→ **WRITTEN PROBLEM**
From the listing that follows, output everything exactly except the pictures.

* * * * * * * * *

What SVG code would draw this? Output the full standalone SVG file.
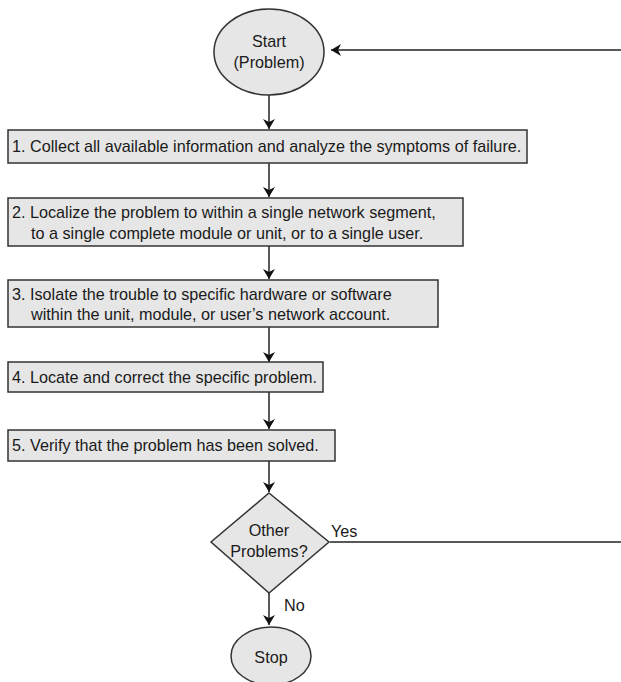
<svg xmlns="http://www.w3.org/2000/svg" width="621" height="682" viewBox="0 0 621 682">
<defs>
<style>
.shape{fill:#e6e6e6;stroke:#333;stroke-width:1.5}
.t{font-family:"Liberation Sans",Arial,sans-serif;font-size:16.2px;fill:#1a1a1a}
.c{text-anchor:middle}
.ln{stroke:#222;stroke-width:1.5;fill:none}
</style>
<marker id="ah" viewBox="0 0 10 12" refX="10" refY="6" markerWidth="10" markerHeight="12" markerUnits="userSpaceOnUse" orient="auto">
<path d="M0,0 L10,6 L0,12 L3,6 Z" fill="#111"/>
</marker>
</defs>
<rect width="621" height="682" fill="#fff"/>
<g id="connectors">
<line class="ln" x1="621" y1="50" x2="331" y2="50" marker-end="url(#ah)"/>
<line class="ln" x1="269" y1="95" x2="269" y2="129" marker-end="url(#ah)"/>
<line class="ln" x1="269" y1="163" x2="269" y2="197" marker-end="url(#ah)"/>
<line class="ln" x1="269" y1="246" x2="269" y2="279" marker-end="url(#ah)"/>
<line class="ln" x1="269" y1="327" x2="269" y2="362" marker-end="url(#ah)"/>
<line class="ln" x1="269" y1="392" x2="269" y2="429" marker-end="url(#ah)"/>
<line class="ln" x1="269" y1="461" x2="269" y2="492" marker-end="url(#ah)"/>
<line class="ln" x1="269" y1="593" x2="269" y2="625" marker-end="url(#ah)"/>
<line class="ln" x1="330" y1="542" x2="621" y2="542" stroke="#444"/>
<text class="t" x="331" y="537">Yes</text>
<text class="t" x="284" y="611">No</text>
</g>
<g id="start">
<ellipse class="shape" cx="269" cy="52" rx="55" ry="43"/>
<text class="t c" x="269" y="47">Start</text>
<text class="t c" x="269" y="68">(Problem)</text>
</g>
<g id="step1">
<rect class="shape" x="8" y="130" width="519" height="33"/>
<text class="t" x="12" y="152">1. Collect all available information and analyze the symptoms of failure.</text>
</g>
<g id="step2">
<rect class="shape" x="8" y="198" width="455" height="48"/>
<text class="t" x="12" y="218">2. Localize the problem to within a single network segment,</text>
<text class="t" x="31" y="239">to a single complete module or unit, or to a single user.</text>
</g>
<g id="step3">
<rect class="shape" x="8" y="280" width="430" height="47"/>
<text class="t" x="12" y="300">3. Isolate the trouble to specific hardware or software</text>
<text class="t" x="31" y="320">within the unit, module, or user’s network account.</text>
</g>
<g id="step4">
<rect class="shape" x="8" y="362" width="315" height="30"/>
<text class="t" x="12" y="383">4. Locate and correct the specific problem.</text>
</g>
<g id="step5">
<rect class="shape" x="8" y="430" width="327" height="31"/>
<text class="t" x="12" y="451">5. Verify that the problem has been solved.</text>
</g>
<g id="decision">
<polygon class="shape" points="269,493 329,542 269,593 211,542"/>
<text class="t c" x="269" y="536">Other</text>
<text class="t c" x="269" y="557">Problems?</text>
</g>
<g id="stop">
<ellipse class="shape" cx="271" cy="656" rx="40" ry="29"/>
<text class="t c" x="271" y="663">Stop</text>
</g>
</svg>
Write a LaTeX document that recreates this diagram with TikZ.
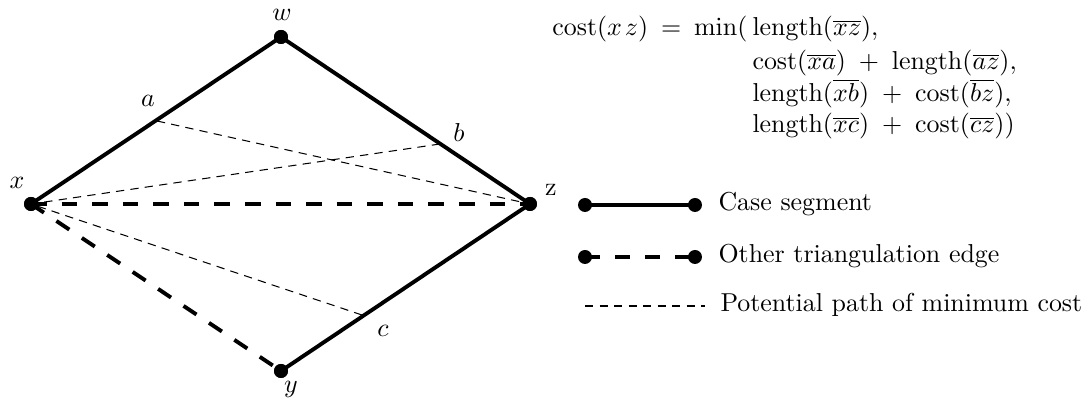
\documentclass[tikz,border=0pt]{standalone}
\usepackage{amsmath}
\begin{document}
\begin{tikzpicture}[x=0.386pt,y=-0.386pt,
  vdot/.style={circle,fill=black,draw=none,minimum size=5.4pt,inner sep=0pt},
  casebox/.style={line width=1.5pt},
  otheredge/.style={line width=1.5pt,dash pattern=on 6pt off 5.8pt},
  potpath/.style={line width=0.4pt,dash pattern=on 3.2pt off 2.4pt},
  lbl/.style={inner sep=0pt,font=\normalsize},
  txt/.style={inner sep=0pt,anchor=base west}]
\path[use as bounding box] (0,0) rectangle (1089,400);
% vertices
\node[vdot] (x) at (31,204) {};
\node[vdot] (w) at (281,37) {};
\node[vdot] (z) at (530,204) {};
\node[vdot] (y) at (281,371) {};
\coordinate (a) at (157,121);
\coordinate (b) at (440,144);
\coordinate (c) at (362,315);
% edges
\draw[otheredge] (x.center) -- (z.center);
\draw[otheredge] (x.center) -- (y.center);
\draw[casebox] (x.center) -- (w.center) -- (z.center) -- (y.center);
\draw[potpath] (a) -- (z.center);
\draw[potpath] (b) -- (x.center);
\draw[potpath] (c) -- (x.center);
\node[vdot] at (x) {};
\node[vdot] at (w) {};
\node[vdot] at (z) {};
\node[vdot] at (y) {};
% labels
\node[lbl] (lw) at (282,15) {$w$};
\node[lbl] (la) at (148,101) {$a$};
\node[lbl] (lb) at (459,133) {$b$};
\node[lbl] (lx) at (17,183) {$x$};
\node[lbl] (lz) at (551,190) {z};
\node[lbl] (lc) at (383,331) {$c$};
\node[lbl] (ly) at (291,389) {$y$};
% formula
\node[inner sep=0pt,anchor=base east] (f1) at (748,36) {$\mathrm{cost}(x\mkern2mu z)\:=\:\min($};
\node[txt] (f1b) at (752,36) {$\mathrm{length}(\overline{xz}),$};
\node[txt] (f2) at (752,70) {$\mathrm{cost}(\overline{xa})\;+\;\mathrm{length}(\overline{az}),$};
\node[txt] (f3) at (752,102) {$\mathrm{length}(\overline{xb})\;+\;\mathrm{cost}(\overline{bz}),$};
\node[txt] (f4) at (752,133) {$\mathrm{length}(\overline{xc})\;+\;\mathrm{cost}(\overline{cz}))$};
% legend
\node[vdot] (k1a) at (585,205) {};
\node[vdot] (k1b) at (695,205) {};
\draw[casebox] (k1a.center) -- (k1b.center);
\node[txt] (t1) at (718,211) {Case segment};
\node[vdot] (k2a) at (585,257) {};
\node[vdot] (k2b) at (695,257) {};
\draw[otheredge,dash pattern=on 5.8pt off 5.8pt] (k2a.center) -- (k2b.center);
\node[txt] (t2) at (718,263) {Other triangulation edge};
\coordinate (k3a) at (585,306);
\coordinate (k3b) at (705,306);
\draw[potpath] (k3a) -- (k3b);
\node[txt] (t3) at (720,312) {Potential path of minimum cost};
\end{tikzpicture}
\end{document}
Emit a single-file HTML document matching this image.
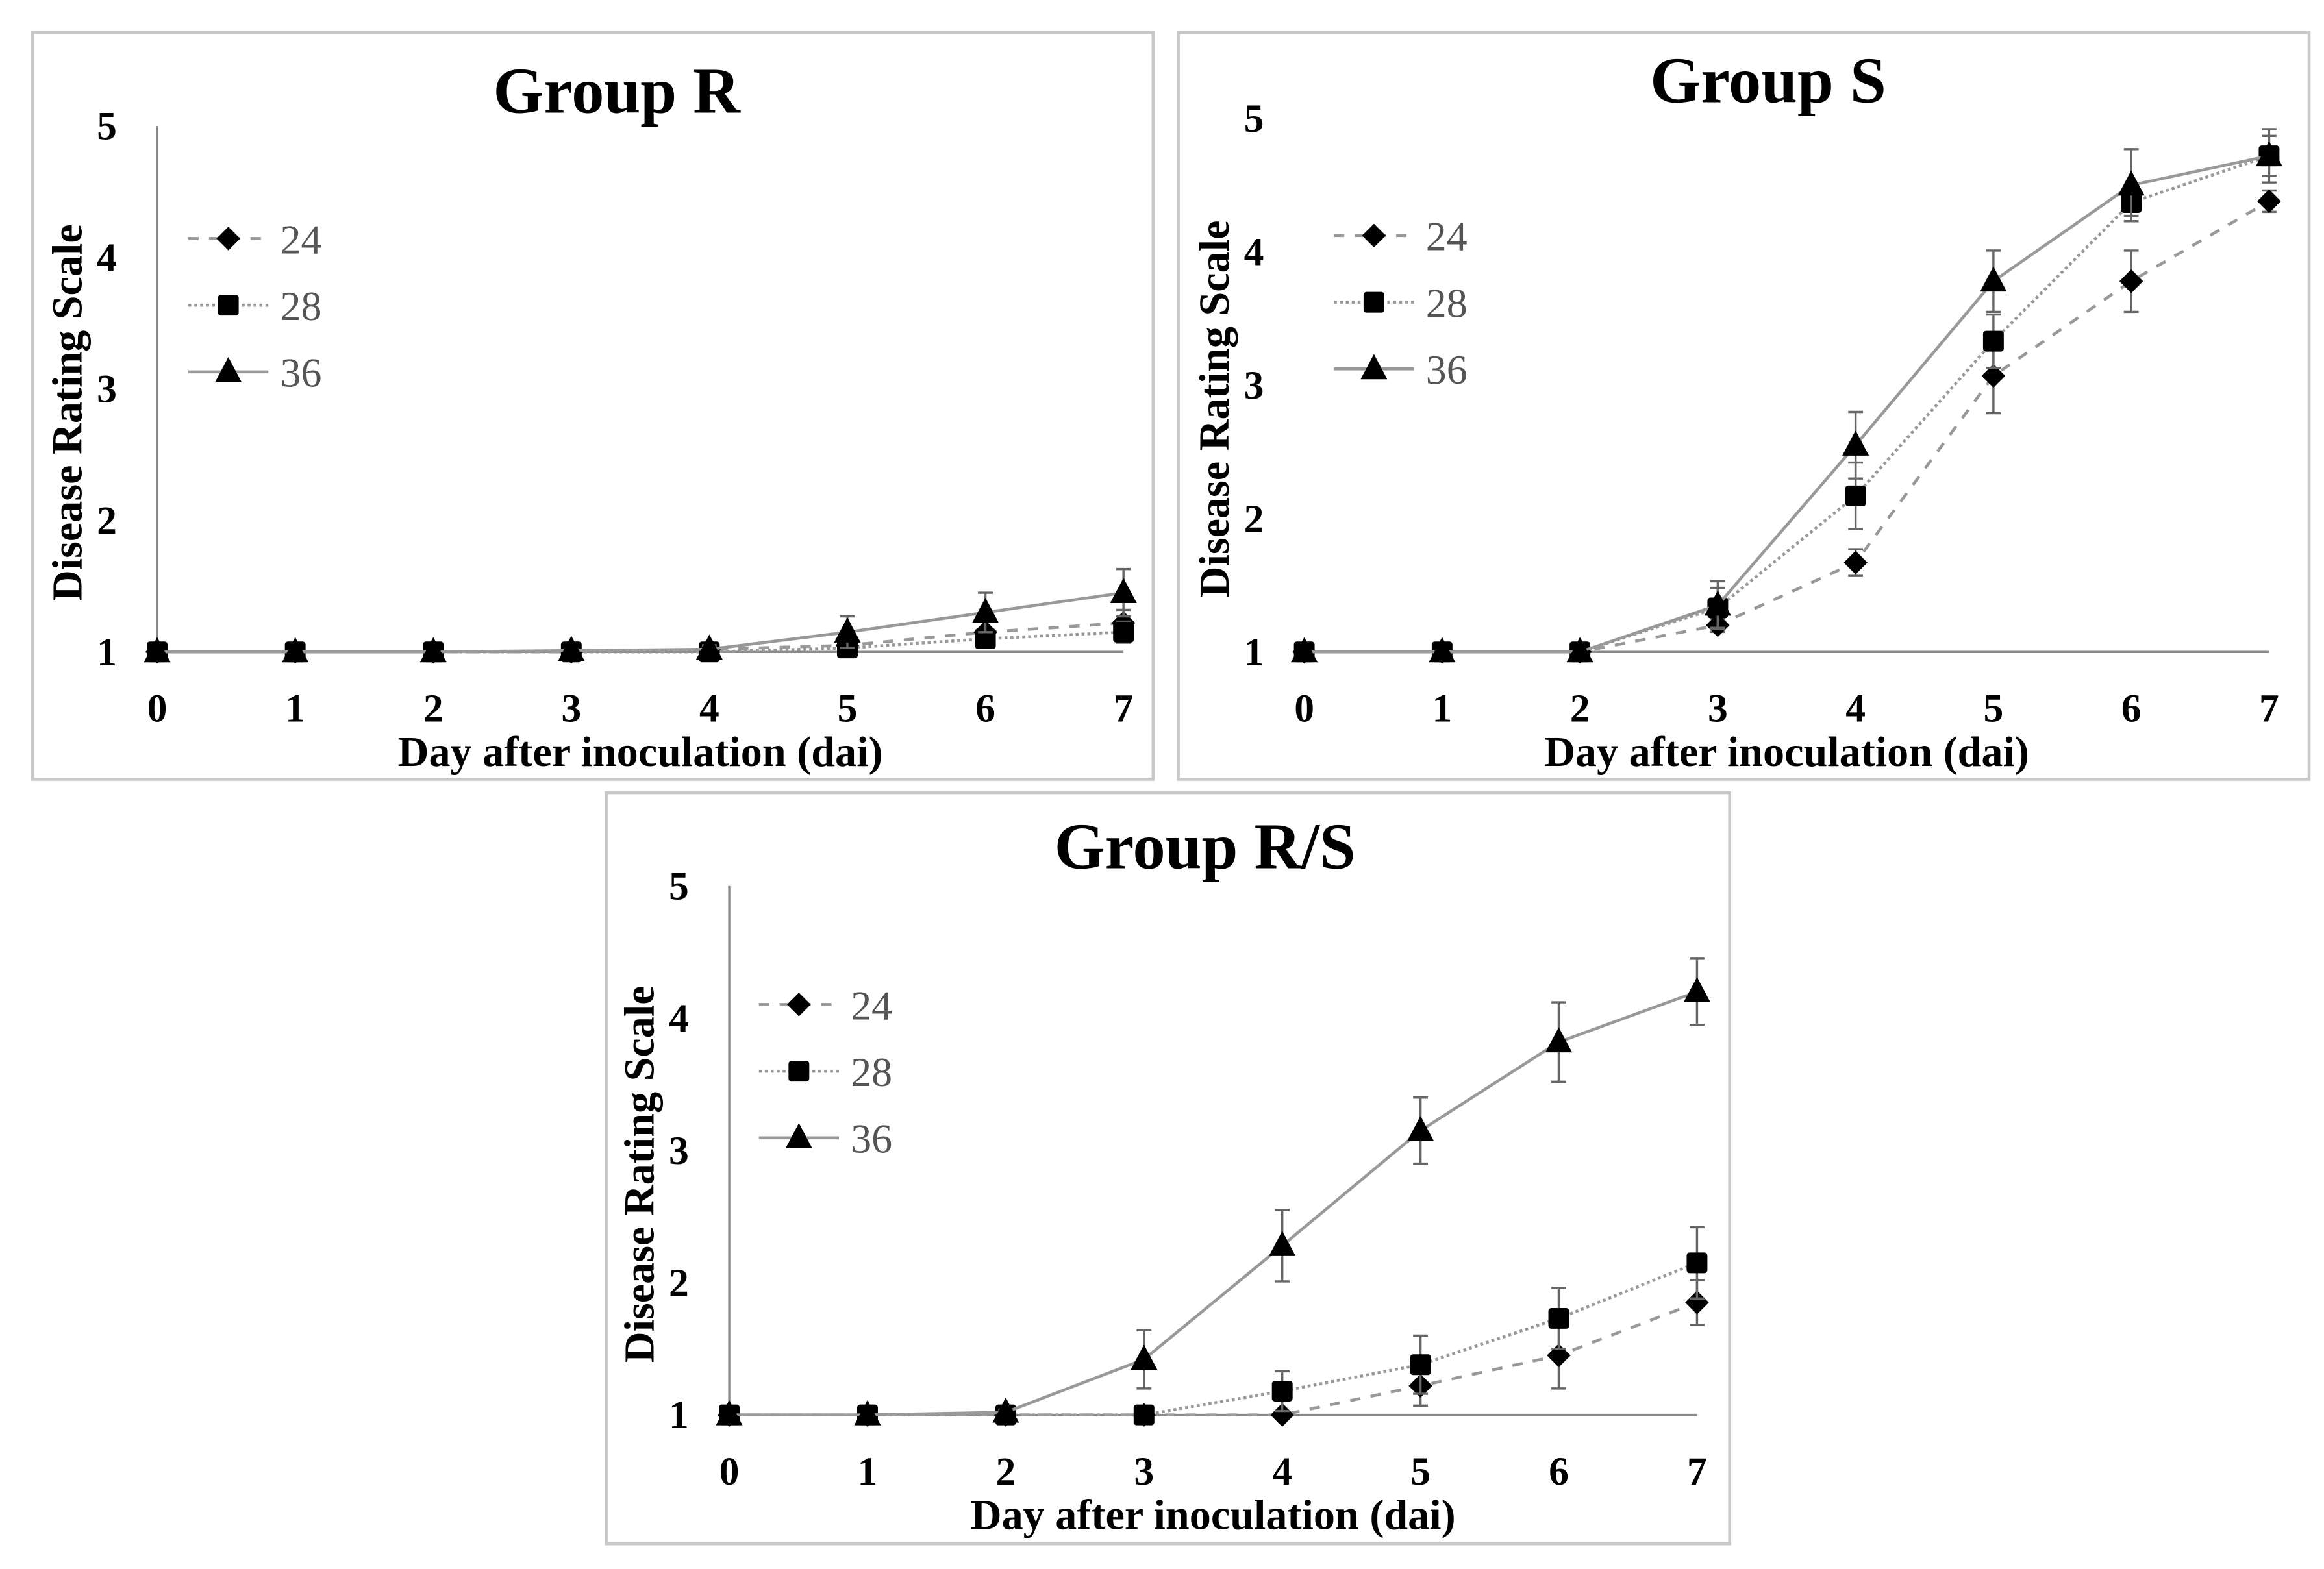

* * * * * * * * *

→ **SOLUTION TO THIS PROBLEM**
What SVG code would draw this? Output the full standalone SVG file.
<svg xmlns="http://www.w3.org/2000/svg" width="621" height="682" viewBox="0 0 621 682">
<defs>
<style>
.shape{fill:#e6e6e6;stroke:#333;stroke-width:1.5}
.t{font-family:"Liberation Sans",Arial,sans-serif;font-size:16.2px;fill:#1a1a1a}
.c{text-anchor:middle}
.ln{stroke:#222;stroke-width:1.5;fill:none}
</style>
<marker id="ah" viewBox="0 0 10 12" refX="10" refY="6" markerWidth="10" markerHeight="12" markerUnits="userSpaceOnUse" orient="auto">
<path d="M0,0 L10,6 L0,12 L3,6 Z" fill="#111"/>
</marker>
</defs>
<rect width="621" height="682" fill="#fff"/>
<g id="connectors">
<line class="ln" x1="621" y1="50" x2="331" y2="50" marker-end="url(#ah)"/>
<line class="ln" x1="269" y1="95" x2="269" y2="129" marker-end="url(#ah)"/>
<line class="ln" x1="269" y1="163" x2="269" y2="197" marker-end="url(#ah)"/>
<line class="ln" x1="269" y1="246" x2="269" y2="279" marker-end="url(#ah)"/>
<line class="ln" x1="269" y1="327" x2="269" y2="362" marker-end="url(#ah)"/>
<line class="ln" x1="269" y1="392" x2="269" y2="429" marker-end="url(#ah)"/>
<line class="ln" x1="269" y1="461" x2="269" y2="492" marker-end="url(#ah)"/>
<line class="ln" x1="269" y1="593" x2="269" y2="625" marker-end="url(#ah)"/>
<line class="ln" x1="330" y1="542" x2="621" y2="542" stroke="#444"/>
<text class="t" x="331" y="537">Yes</text>
<text class="t" x="284" y="611">No</text>
</g>
<g id="start">
<ellipse class="shape" cx="269" cy="52" rx="55" ry="43"/>
<text class="t c" x="269" y="47">Start</text>
<text class="t c" x="269" y="68">(Problem)</text>
</g>
<g id="step1">
<rect class="shape" x="8" y="130" width="519" height="33"/>
<text class="t" x="12" y="152">1. Collect all available information and analyze the symptoms of failure.</text>
</g>
<g id="step2">
<rect class="shape" x="8" y="198" width="455" height="48"/>
<text class="t" x="12" y="218">2. Localize the problem to within a single network segment,</text>
<text class="t" x="31" y="239">to a single complete module or unit, or to a single user.</text>
</g>
<g id="step3">
<rect class="shape" x="8" y="280" width="430" height="47"/>
<text class="t" x="12" y="300">3. Isolate the trouble to specific hardware or software</text>
<text class="t" x="31" y="320">within the unit, module, or user’s network account.</text>
</g>
<g id="step4">
<rect class="shape" x="8" y="362" width="315" height="30"/>
<text class="t" x="12" y="383">4. Locate and correct the specific problem.</text>
</g>
<g id="step5">
<rect class="shape" x="8" y="430" width="327" height="31"/>
<text class="t" x="12" y="451">5. Verify that the problem has been solved.</text>
</g>
<g id="decision">
<polygon class="shape" points="269,493 329,542 269,593 211,542"/>
<text class="t c" x="269" y="536">Other</text>
<text class="t c" x="269" y="557">Problems?</text>
</g>
<g id="stop">
<ellipse class="shape" cx="271" cy="656" rx="40" ry="29"/>
<text class="t c" x="271" y="663">Stop</text>
</g>
</svg>
Write a LaTeX document that recreates this diagram with TikZ.
\documentclass[tikz,border=0pt]{standalone}
\usepackage{amsmath}
\begin{document}
\begin{tikzpicture}[x=0.386pt,y=-0.386pt,
  vdot/.style={circle,fill=black,draw=none,minimum size=5.4pt,inner sep=0pt},
  casebox/.style={line width=1.5pt},
  otheredge/.style={line width=1.5pt,dash pattern=on 6pt off 5.8pt},
  potpath/.style={line width=0.4pt,dash pattern=on 3.2pt off 2.4pt},
  lbl/.style={inner sep=0pt,font=\normalsize},
  txt/.style={inner sep=0pt,anchor=base west}]
\path[use as bounding box] (0,0) rectangle (1089,400);
% vertices
\node[vdot] (x) at (31,204) {};
\node[vdot] (w) at (281,37) {};
\node[vdot] (z) at (530,204) {};
\node[vdot] (y) at (281,371) {};
\coordinate (a) at (157,121);
\coordinate (b) at (440,144);
\coordinate (c) at (362,315);
% edges
\draw[otheredge] (x.center) -- (z.center);
\draw[otheredge] (x.center) -- (y.center);
\draw[casebox] (x.center) -- (w.center) -- (z.center) -- (y.center);
\draw[potpath] (a) -- (z.center);
\draw[potpath] (b) -- (x.center);
\draw[potpath] (c) -- (x.center);
\node[vdot] at (x) {};
\node[vdot] at (w) {};
\node[vdot] at (z) {};
\node[vdot] at (y) {};
% labels
\node[lbl] (lw) at (282,15) {$w$};
\node[lbl] (la) at (148,101) {$a$};
\node[lbl] (lb) at (459,133) {$b$};
\node[lbl] (lx) at (17,183) {$x$};
\node[lbl] (lz) at (551,190) {z};
\node[lbl] (lc) at (383,331) {$c$};
\node[lbl] (ly) at (291,389) {$y$};
% formula
\node[inner sep=0pt,anchor=base east] (f1) at (748,36) {$\mathrm{cost}(x\mkern2mu z)\:=\:\min($};
\node[txt] (f1b) at (752,36) {$\mathrm{length}(\overline{xz}),$};
\node[txt] (f2) at (752,70) {$\mathrm{cost}(\overline{xa})\;+\;\mathrm{length}(\overline{az}),$};
\node[txt] (f3) at (752,102) {$\mathrm{length}(\overline{xb})\;+\;\mathrm{cost}(\overline{bz}),$};
\node[txt] (f4) at (752,133) {$\mathrm{length}(\overline{xc})\;+\;\mathrm{cost}(\overline{cz}))$};
% legend
\node[vdot] (k1a) at (585,205) {};
\node[vdot] (k1b) at (695,205) {};
\draw[casebox] (k1a.center) -- (k1b.center);
\node[txt] (t1) at (718,211) {Case segment};
\node[vdot] (k2a) at (585,257) {};
\node[vdot] (k2b) at (695,257) {};
\draw[otheredge,dash pattern=on 5.8pt off 5.8pt] (k2a.center) -- (k2b.center);
\node[txt] (t2) at (718,263) {Other triangulation edge};
\coordinate (k3a) at (585,306);
\coordinate (k3b) at (705,306);
\draw[potpath] (k3a) -- (k3b);
\node[txt] (t3) at (720,312) {Potential path of minimum cost};
\end{tikzpicture}
\end{document}
Emit a single-file HTML document matching this image.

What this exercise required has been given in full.